著者インタビュー
新刊書籍の内容や発刊にまつわる面白エピソード、授業に取り入れるポイントなどを、著者に直撃インタビューします。
コミュニケーション力を高めて、絆の強い集団を育てよう
「菊池道場」道場長菊池 省三
2020/3/5 掲載
今回は菊池省三先生に、新刊『菊池省三 365日のコミュニケーション指導』について伺いました。

菊池 省三きくち しょうぞう

愛媛県出身。「菊池道場」道場長。小学校教師として「ほめ言葉のシャワー」など現代の学校現場に即した独自の実践によりコミュニケーション力あふれる教育を目指してきた。2015年3月に小学校教師を退職。自身の教育実践をより広く伝えるため、執筆・講演を行っている。

―本書は365日シリーズの第3弾です。今回は、菊池先生が長年大切にされている「コミュニケーション指導」にスポットを当てていますが、「コミュニケーション指導」に対するお考えをお聞かせください。

 教室、学校の中で一番大切にすべき指導領域だと考えています。子どもたちの人間形成においても、とても重要な領域だと思います。私はコミュニケーションは、あたたかい人間関係だと捉えています。この力が身につくと、多くの問題(不登校、いじめなど)は解決されると考えているぐらいです。AIの時代になっても必要な力です。積極性のある子ども、絆の強い集団が育ってきます。

―本書では、コミュニケーション指導の6つのメソッドを取り上げていますが、まずは何から取り入れていけばよいでしょうか。

 どれも大事ですが、やはり言葉の指導を第一とする考え方からすると、「価値語の指導」です。いい言葉を子どもたちに植林したいものです。「言葉は実体験を求める」という言葉があります。価値ある言葉が自分のものになっている子どもは、価値ある考え方や行動が当たり前になっていくことでしょう。成長が加速していきます。このように考えると、教師は価値語を植林するために学校に行く、と考えてもいいのではないでしょうか。

―本シリーズは、1年間の取り組みの道筋が見えることが特徴だと思います。新年度、1年間のどのようなイメージをもてばよいのでしょうか。

 どの子も必ず成長する、この学級は必ず集団として高まると信じて、1年間のスタートをきっていただきたいと思っています。ゴールイメージとしては、コミュニケーション力を身につけた子どもたちは、一人ひとりが主体的で個として確立している感じです。違いを認め合って成長し合っている感じです。白熱する学びをみんなで楽しんでいる教室になることでしょう。

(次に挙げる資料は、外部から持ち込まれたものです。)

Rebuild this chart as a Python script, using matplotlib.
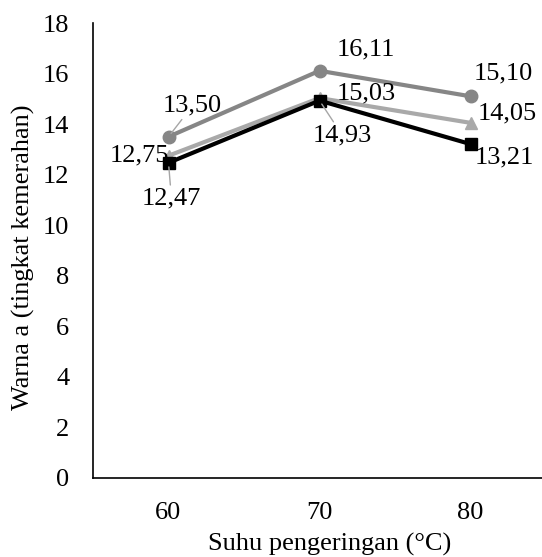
import matplotlib
matplotlib.use("Agg")
import matplotlib.pyplot as plt

categories = ["60", "70", "80"]
series_circle = [13.50, 16.11, 15.10]
series_triangle = [12.75, 15.03, 14.05]
series_square = [12.47, 14.93, 13.21]
yticks = [0, 2, 4, 6, 8, 10, 12, 14, 16, 18]

plt.rcParams['font.family'] = ['Liberation Serif', 'DejaVu Serif']
FS = 19

fig = plt.figure(figsize=(5.42, 5.57), dpi=100)
W, H = 542, 557
left, right, top, bottom = 93, 546, 23, 478
ax = fig.add_axes([left / W, 1 - bottom / H, (right - left) / W, (bottom - top) / H])

x = list(range(len(categories)))
specs = [
    (series_circle, '#868686', 'o', 9),
    (series_triangle, '#A9A9A9', '^', 9),
    (series_square, '#000000', 's', 9),
]
for vals, col, mk, ms in specs:
    ax.plot(x, vals, color=col, lw=3, marker=mk, ms=ms, zorder=3)

# label offsets in pixels (dx, dy), and whether a leader line is drawn
offsets = [
    [(24, 31), (46, 21), (33, 23)],
    [(-29, 0), (47, 5), (37, 9)],
    [(3, -36), (23, -35), (34, -13)],
]
leaders = [
    [True, False, False],
    [False, False, False],
    [True, True, False],
]
series = [series_circle, series_triangle, series_square]
for s, vals in enumerate(series):
    for i, v in enumerate(vals):
        txt = f"{v:.2f}".replace('.', ',')
        kw = {}
        if leaders[s][i]:
            kw['arrowprops'] = dict(arrowstyle='-', color='#A6A6A6', lw=1,
                                    shrinkA=0, shrinkB=3)
        ax.annotate(txt, xy=(i, v), xytext=offsets[s][i], textcoords='offset pixels',
                    ha='center', va='center', fontsize=FS, color='black', zorder=4, **kw)

ax.set_xlim(-0.5, len(categories) - 0.5)
ax.set_ylim(0, 18)
ax.set_xticks(x)
ax.set_xticklabels(categories)
ax.set_yticks(yticks)
ax.tick_params(axis='both', length=0, labelsize=FS)
ax.tick_params(axis='x', pad=17)
ax.tick_params(axis='y', pad=17)
for sp in ['top', 'right']:
    ax.spines[sp].set_visible(False)
for sp in ['left', 'bottom']:
    ax.spines[sp].set_linewidth(1.2)
    ax.spines[sp].set_color('black')

ax.set_xlabel("Suhu pengeringan (°C)", fontsize=FS)
ax.set_ylabel("Warna a (tingkat kemerahan)", fontsize=FS)
ax.xaxis.set_label_coords((330 - left) / (right - left), -(533 - bottom) / (bottom - top))
ax.yaxis.set_label_coords((35 - left) / (right - left), (bottom - 257) / (bottom - top))

fig.savefig("out.png", dpi=100)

―本書でも取り上げている「ディベート」は、難しいという声も聞きます。何か実践するときのポイントはありますか。

 ディベートもコミュニケーションです。たしかに、ルール等は難しいと感じる場合もあると思います。しかし、ディベートが難しいのではなく、人と対話をするのが難しいのです。自分と考え方や意見が違う人と対話をすることが難しいのです。ディベートは、それをわかりやすく簡単にしているのです。このように考えることで、ディベートも言葉のキャッチボールを楽しむことを第一に取り組んでいただけたらうれしいです。

―本書を活用して、2020年度はコミュニケーションに力を入れよう!という先生方に、メッセージをお願いします。

 本書を手にしてくださり、本当にありがとうございます。菊池道場の全国の仲間が、実践を持ち寄りまとめあげたのがこの本です。先生方の実践に必ず役立つと信じています。
 コミュニケーション指導は、子どもたちと一緒に創り上げていくことだと思います。教え込むのではなく、子どもたちのよさに目をつけ、引き出していくものです。ですから、子どもたちと一緒に楽しみながら学びを広げ深めていってほしいと思います。
 笑顔あふれる教室になります。そのためにも、これからも共に学び合っていきましょう。